Ante la similitud aplastante de los desafueros de entonces ("la ley es muda en tiempo de guerra", dirá un personaje) con los métodos utilizados en el presente para conducir las leyes de la nación por los caminos que más convengan a Washington, no se necesitan subrayados contemporáneos: salta a la vista el síndrome del miedo aupado ante el terrorismo para hacer y deshacer sin ofrecer explicaciones, el escamoteo de los derechos civiles, las torturas de la base Guantánamo y otros sitio de represión y ––necesariamente para un espectador nuestro–– el proceso (otra vez la venganza) tan paradójico como falsario seguido contra cinco cubanos presos por luchar contra el terrorismo.

Ya antes de iniciarse el juicio contra Mary Surrat no interesa conocer a los ejecutores del proceso si es inocente o culpable. Hay que llevarla a la horca de todas formas como gesto aleccionador de una nación que, desde las cenizas de la guerra, va en camino de hacerse todopoderosa. Y ante ese suceder de testigos amedrentados, pruebas falsas, amenazas y tratamiento a la prisionera como si fuera una bestia para que denuncie al hijo complotado en fuga, el abogado unionista ––también extorsionado hasta el punto de perder novia, amigos y carrera–– comprende que los generales (sus generales) que rigen el proceso legal no están allí en nombre de la ley, sino para ejercer una venganza que, estiman ellos, necesita el país en ese momento.

¿Flechas desde la historia disparadas hacia el presente?

Robert Redford fue explícito ante la pregunta de si sus ideas políticas prevalecieron a la hora de tratar el tema del asesinato de Lincoln: "en este caso tuve cierta bendición, porque no fue necesario hacer nada. Todo estaba planteado por los hechos históricos. A lo mejor, en otras películas anteriores, pude haber forzado algún punto, políticamente hablando. Pero esta vez, no fue necesario.
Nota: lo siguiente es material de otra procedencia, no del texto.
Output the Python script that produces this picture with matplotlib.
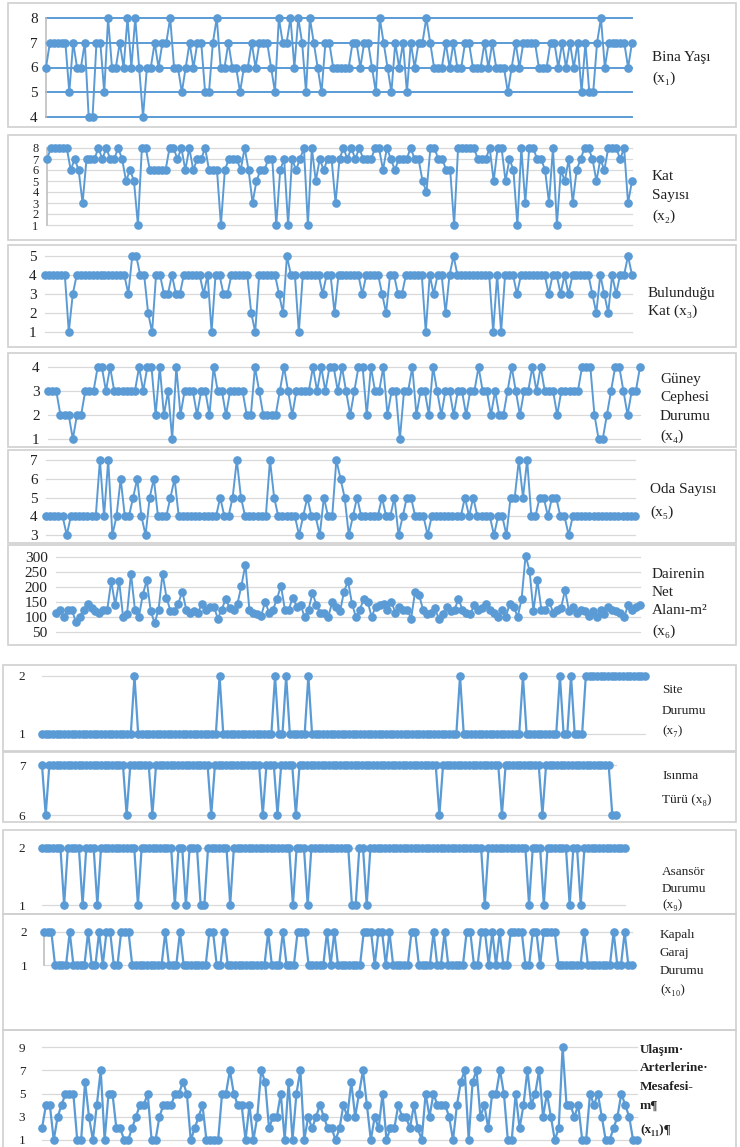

La historia tiene una serie de vueltas. Nos vamos repitiendo. Ahora mismo, vivimos en una confusa condición, con ansiedades y miedo. Y lo mismo pasó ciento cincuenta años atrás. Pero la historia siempre se repite. Yo no tuve que buscar ninguna propaganda o ciertos aspectos políticos. Ya estaban ahí y el público se encargará de sacar sus propias conclusiones".

Lógico que el espectador sienta indignación ante lo que está viendo, no importa que los hechos se deriven de algo tan espantoso como el asesinato de Lincoln. Pero director y guionista tienen el cuidado de no influir en la balanza emocional y, en tal sentido, y siempre fiel a la objetividad, el contexto histórico que despliegan (guerra, odio, necesidad de unificar el país) es lo suficiente claro para explicarse ––que no justificarse–– desde el punto de vista de los dominantes, el abuso de poder y corrupción de que hizo gala el Departamento de Defensa, con su voluntarioso Secretario al frente.

Como realizador, Redford acude a un estilo clásico para contar, pero muy efectivo dentro de la línea de esos filmes que tienen un amplio sostén dramático en escenas del juicio. El espectador se siente observador y a la vez juez de unos hechos que se conocen, pero no lo suficiente. Y ya se sabe que no pocas veces los matices resultan lo mejor en la explicación de un conflicto. Las actuaciones son buenas, en especial la de Robin Wright (ya sin el Penn) en el papel de Mary Surrat, un desempeño que, una vez más, la coloca entre lo mejor del cine norteamericano.

En cuanto a Frederick Aiken, el abogado de la Surrat, decepcionado por las leyes de su país, dejó de ejercer y saltó al periodismo donde, todo parece indicar, no le fue mal.